Dies alles freilich wäre zu verschmerzen gewesen. Denn immerhin gab es viel Kino fürs Geld, wenig Gewalt, kein Blut und eine moralisch und politisch korrekte message.

Was dann aber das Fass zum Überlaufen brachte, war die hammerharte, so gut wie gar nicht kaschierte und höchst fragwürdige christliche Mitte des ganzen Filmes. Regeln gibt es, so lernen wir, die sind so, dass, wenn sie verletzt sind, in jedem Fall Blut fließen muss. Und sei es das Blut eines Unschuldigen. Der dann aber für dieses Opfer in der Form belohnt wird, dass er aus dem Tod zurück kommt und damit sogar den Tod an sich besiegt. Was auf den ersten Blick nach christlicher Erlösungslehre aussieht, ist bei sorgfältiger Reflektion hochgradig fragwürdig. Denn hier wird zum einen eine geschichtlich extrem belastete Opferideologie unreflektiert fortgeschrieben (immerhin herrscht im Film sowohl in der realen als auch in der phantastischen Welt Krieg, ein Krieg, der in der realen Welt auf dem Opfer von unzähligen Menschen basierte) und zum anderen die ebenso fragwürdige Anselmsche Satisfaktionslehre einfach als gültige christliche Aussage übernommen. Dass die Kreuzigung Christi auch anders als in juristischen Kategorien verstanden werden muss, dass es auf Golgatha um ein Ereignis göttlicher Liebe geht und nicht um die Einhaltung abstrakter Forderungen und dass Erlösung von Gott her seiner Liebe zum Menschen entspringt - was die elementare Voraussetzung für den Tod Christi auf Golgatha ist - kommt überhaupt nicht in den Blick. Diese verzerrte Theologie ist es, die mir Narnia endgültig verleidet hat.

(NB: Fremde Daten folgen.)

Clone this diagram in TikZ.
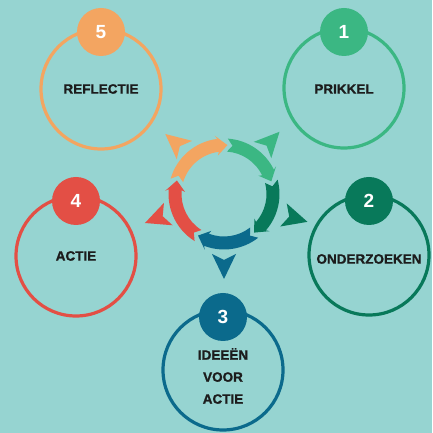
\documentclass[tikz,border=0pt]{standalone}
\usepackage{fontspec}
\setmainfont{Liberation Sans}
\newfontfamily\heavyfont[FakeBold=1.2]{Liberation Sans}
\definecolor{bgc}{HTML}{96D4D1}
\definecolor{corange}{HTML}{F3A561}
\definecolor{cgreen}{HTML}{3BB783}
\definecolor{cdkgreen}{HTML}{08795A}
\definecolor{cblue}{HTML}{0B6A8C}
\definecolor{cred}{HTML}{E34F45}
\definecolor{ctxt}{HTML}{1C1C1C}
\tikzset{
  ringnode/.style={circle, draw=#1, line width=3.2pt, minimum size=120pt, inner sep=0pt},
  badge/.style={circle, fill=#1, minimum size=48pt, inner sep=0pt, text=white,
    font=\fontsize{19}{19}\selectfont\bfseries},
  lbl/.style={font=\heavyfont\fontsize{13.5}{22}\selectfont\bfseries, text=ctxt, align=center, inner sep=0pt},
}
\newcommand\ringarrow[3]{% colour, tail angle, tip angle
  \fill[#1] (#2:55.5) arc[start angle=#2, end angle={#3+11}, radius=55.5]
    -- ({#3+13}:59) -- (#3:49) -- ({#3+13}:39) -- ({#3+11}:42.5)
    arc[start angle={#3+11}, end angle=#2, radius=42.5] -- ({#2-6}:49) -- cycle;
}
\newcommand\pointer[4]{% colour, x, y, angle
  \fill[#1, shift={(#2,#3)}, rotate=#4] (14,0) -- (-11,12) -- (-5,0) -- (-11,-12) -- cycle;
}
\begin{document}
\begin{tikzpicture}[x=1pt,y=1pt]
\useasboundingbox (0,0) rectangle (432,433);
\fill[bgc] (0,0) rectangle (432,433);

% big circles
\node[ringnode=cgreen]   (c1) at (344,345) {};
\node[ringnode=cdkgreen] (c2) at (369,178) {};
\node[ringnode=cblue]    (c3) at (223,63)  {};
\node[ringnode=cred]     (c4) at (76,177)  {};
\node[ringnode=corange]  (c5) at (101,344) {};

% badges
\node[badge=cgreen]   (b1) at (344,401) {1};
\node[badge=cdkgreen] (b2) at (369,232) {2};
\node[badge=cblue]    (b3) at (223,116) {3};
\node[badge=cred]     (b4) at (76,232)  {4};
\node[badge=corange]  (b5) at (101,401) {5};

% labels
\node[lbl] (t1) at (344,344) {PRIKKEL};
\node[lbl] (t2) at (369,174) {ONDERZOEKEN};
\node[lbl] (t3) at (223,57)  {IDEEËN\\VOOR\\ACTIE};
\node[lbl] (t4) at (76,177)  {ACTIE};
\node[lbl] (t5) at (101,344) {REFLECTIE};

% central cycle
\begin{scope}[shift={(224,239)}]
  \ringarrow{corange}{164}{86}
  \ringarrow{cgreen}{86}{15}
  \ringarrow{cdkgreen}{15}{-52}
  \ringarrow{cblue}{-52}{-122}
  \ringarrow{cred}{-122}{-196}
\end{scope}

% outward pointers
\pointer{corange}{176}{290}{140}
\pointer{cgreen}{270}{291}{47}
\pointer{cdkgreen}{294}{215}{-16}
\pointer{cblue}{224}{168}{-90}
\pointer{cred}{158}{215}{201}
\end{tikzpicture}
\end{document}
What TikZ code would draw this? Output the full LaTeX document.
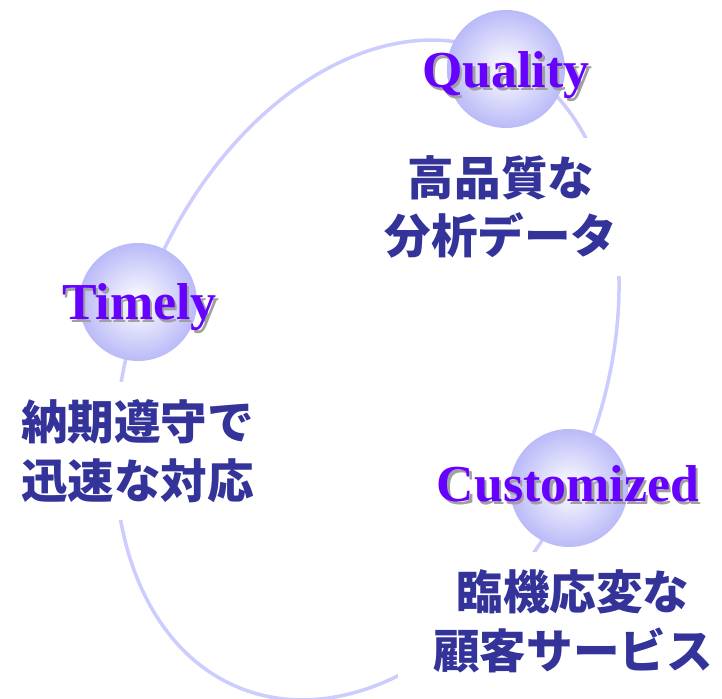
\documentclass[tikz,border=0pt]{standalone}
\usepackage{fontspec}
\setmainfont{Liberation Serif}
\newfontfamily\jpfont{Noto Sans CJK JP}
\usetikzlibrary{positioning}

\definecolor{ringline}{RGB}{204,204,255}
\definecolor{ballrim}{RGB}{186,186,248}
\definecolor{keyviolet}{RGB}{102,0,255}
\definecolor{jpblue}{RGB}{51,51,153}
\definecolor{shadowgray}{RGB}{160,160,160}

\tikzset{
	ring/.style={draw=ringline, line width=2pt},
	ball/.style={circle, inner sep=0pt, minimum size=2.36cm, shade, inner color=white, outer color=ballrim},
	keyword/.style={anchor=base, inner sep=0pt, text=keyviolet, font=\bfseries\fontsize{29.5pt}{30pt}\selectfont},
	keyshadow/.style={keyword, text=shadowgray},
	jpbox/.style={fill=white, align=center, text=jpblue, inner xsep=0.7cm, inner ysep=0.35cm,
	              font=\jpfont\bfseries\fontsize{26.5pt}{33.5pt}\selectfont}
}

\begin{document}
\begin{tikzpicture}
	\useasboundingbox (0,0) rectangle (14.44,13.98);

	% the big loop
	\draw[ring] (7.34,6.58) ellipse [x radius=4.69cm, y radius=6.85cm, rotate=-21.7];

	\begin{scope}[every node/.style={ball}]
		\node (qball) at (10.12,12.60) {};
		\node (tball) at (2.76,7.94) {};
		\node (cball) at (11.38,4.22) {};
	\end{scope}

	\node[jpbox] (qtext) at (10.02,9.84) {高品質な\\分析データ};
	\node[jpbox] (ttext) at (2.75,4.96) {納期遵守で\\迅速な対応};
	\node[jpbox] (ctext) at (11.46,1.56) {臨機応変な\\顧客サービス};

	% titles with a drop shadow
	\node[keyshadow] (qshadow) at (10.17,12.17) {Quality};
	\node[keyword] (quality) at (10.12,12.22) {Quality};
	\node[keyshadow] (tshadow) at (2.84,7.53) {Timely};
	\node[keyword] (timely) at (2.79,7.58) {Timely};
	\node[keyshadow] (cshadow) at (11.41,3.89) {Customized};
	\node[keyword] (customized) at (11.36,3.94) {Customized};
\end{tikzpicture}
\end{document}
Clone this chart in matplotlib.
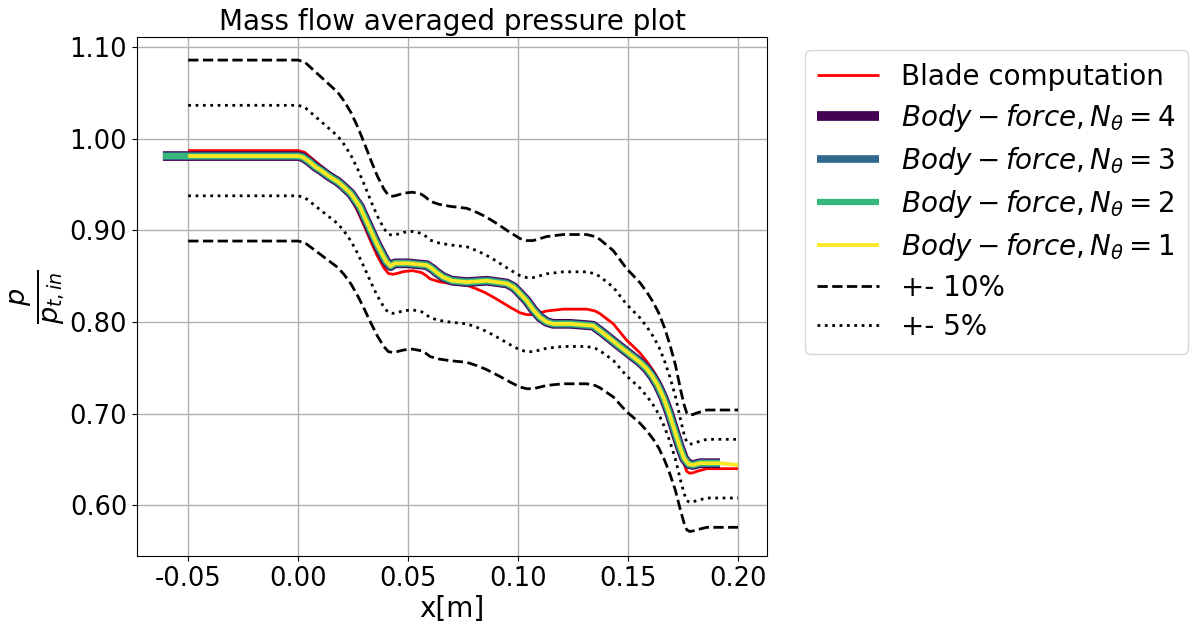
import matplotlib
matplotlib.use("Agg")
import matplotlib.pyplot as plt
import numpy as np

# Blade-resolved computation: mass flow averaged p / p_t,in along the axis
blade_x = [-0.050, 0.000, 0.003, 0.006, 0.010, 0.014, 0.018, 0.021, 0.024,
           0.027, 0.030, 0.033, 0.036, 0.039, 0.041, 0.043, 0.045, 0.048,
           0.052, 0.056, 0.058, 0.060, 0.064, 0.069, 0.0767, 0.0812, 0.085,
           0.0888, 0.093, 0.0964, 0.1009, 0.104, 0.1068, 0.110, 0.113,
           0.1205, 0.1312, 0.135, 0.1373, 0.140, 0.1433, 0.146, 0.1494,
           0.1525, 0.1555, 0.1585, 0.1614, 0.164, 0.1665, 0.169, 0.1715,
           0.174, 0.1755, 0.1767, 0.178, 0.1795, 0.1812, 0.1858, 0.200]
blade_p = [0.987, 0.987, 0.985, 0.979, 0.971, 0.963, 0.955, 0.946, 0.935,
           0.921, 0.905, 0.888, 0.872, 0.859, 0.853, 0.852, 0.853, 0.855,
           0.856, 0.854, 0.851, 0.847, 0.844, 0.842, 0.840, 0.836, 0.832,
           0.827, 0.821, 0.816, 0.810, 0.808, 0.808, 0.810, 0.812,
           0.814, 0.814, 0.812, 0.809, 0.804, 0.798, 0.790, 0.780,
           0.773, 0.766, 0.757, 0.747, 0.736, 0.722, 0.705, 0.685,
           0.659, 0.645, 0.637, 0.635, 0.6355, 0.637, 0.640, 0.640]

# Body-force model profile (all azimuthal resolutions coincide)
bf_x = [-0.0615, -0.050, 0.000, 0.002, 0.005, 0.008, 0.010, 0.014, 0.018,
        0.020, 0.024, 0.028, 0.032, 0.036, 0.040, 0.042, 0.044, 0.047,
        0.050, 0.0585, 0.061, 0.063, 0.0659, 0.070, 0.0767, 0.0858, 0.0949,
        0.098, 0.1009, 0.104, 0.107, 0.110, 0.113, 0.1159, 0.1236, 0.1341,
        0.1386, 0.1464, 0.1523, 0.1555, 0.1585, 0.161, 0.1635, 0.166,
        0.1685, 0.171, 0.1735, 0.1755, 0.1775, 0.1795, 0.1827, 0.1918,
        0.200]
bf_p = [0.981, 0.981, 0.981, 0.980, 0.975, 0.969, 0.966, 0.959, 0.953,
        0.949, 0.940, 0.926, 0.905, 0.884, 0.866, 0.861, 0.864, 0.864,
        0.864, 0.862, 0.858, 0.854, 0.849, 0.845, 0.8435, 0.845, 0.842,
        0.838, 0.831, 0.823, 0.813, 0.805, 0.800, 0.798, 0.798, 0.796,
        0.788, 0.773, 0.762, 0.756, 0.749, 0.741, 0.731, 0.718,
        0.702, 0.683, 0.664, 0.651, 0.645, 0.644, 0.646, 0.646,
        0.644]

n_theta = [4, 3, 2, 1]
bf_colors = ["#440154", "#31688e", "#35b779", "#fde725"]
bf_widths = [7.0, 5.5, 4.5, 2.7]

band_10 = 0.10
band_05 = 0.05

fig = plt.figure(figsize=(11.92, 6.33), dpi=100)
ax = fig.add_axes([0.1149, 0.1216, 0.5286, 0.8207])

bx = np.array(blade_x)
bp = np.array(blade_p)
ax.plot(bx, bp, color="red", lw=2.0, solid_capstyle="butt",
        label="Blade computation", zorder=2)

for n, c, w in zip(n_theta, bf_colors, bf_widths):
    if n == 1:
        xs, ps = bf_x[1:], bf_p[1:]
    else:
        xs, ps = bf_x[:-1], bf_p[:-1]
    ax.plot(xs, ps, color=c, lw=w, solid_capstyle="butt",
            solid_joinstyle="round",
            label=r"$Body-force, N_{\theta}=%d$" % n, zorder=3)

ax.plot(bx, bp * (1 + band_10), "k--", lw=2.0, label="+- 10%", zorder=2)
ax.plot(bx, bp * (1 - band_10), "k--", lw=2.0, zorder=2)
ax.plot(bx, bp * (1 + band_05), "k:", lw=2.0, label="+- 5%", zorder=2)
ax.plot(bx, bp * (1 - band_05), "k:", lw=2.0, zorder=2)

ax.set_xlim(-0.0733, 0.2132)
ax.set_ylim(0.5447, 1.1114)
ax.set_xticks([-0.05, 0.0, 0.05, 0.10, 0.15, 0.20])
ax.set_xticklabels(["-0.05", "0.00", "0.05", "0.10", "0.15", "0.20"])
ax.set_yticks([0.6, 0.7, 0.8, 0.9, 1.0, 1.1])
ax.set_yticklabels(["0.60", "0.70", "0.80", "0.90", "1.00", "1.10"])
ax.tick_params(labelsize=18.5)
ax.grid(True, color="#b0b0b0", lw=1.0)
ax.set_axisbelow(True)

ax.set_title("Mass flow averaged pressure plot", fontsize=20, pad=5)
ax.set_xlabel("x[m]", fontsize=20, labelpad=2)
ax.set_ylabel(r"$\frac{p}{p_{t,in}}$", fontsize=28, labelpad=2)

ax.legend(loc="upper left", bbox_to_anchor=(0.6753, 0.921),
          bbox_transform=fig.transFigure, borderaxespad=0, fontsize=20,
          labelspacing=0.4, handlelength=2.2, handletextpad=0.8,
          borderpad=0.45)

fig.savefig("out.png", dpi=100)
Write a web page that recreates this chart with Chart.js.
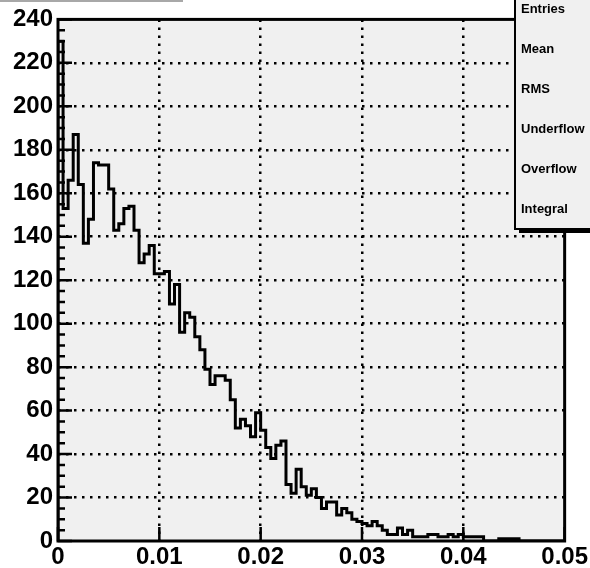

Aber es gibt ja noch Hoffnung...
Ganz am Ende, im Nachspann nach dem Abspann, werden bereits Fortsetzungen angedeutet. Vielleicht kriegen die dann ja die Kurve?

Oder vielleicht schreibe ich einfach mal einen Fantasyroman? - Den Anfang kenne ich schon: "Es war einmal ein schönes, großes, reiches Land mit einer alten, hässlichen Königin..." Aber das kauft dann bestimmt keiner.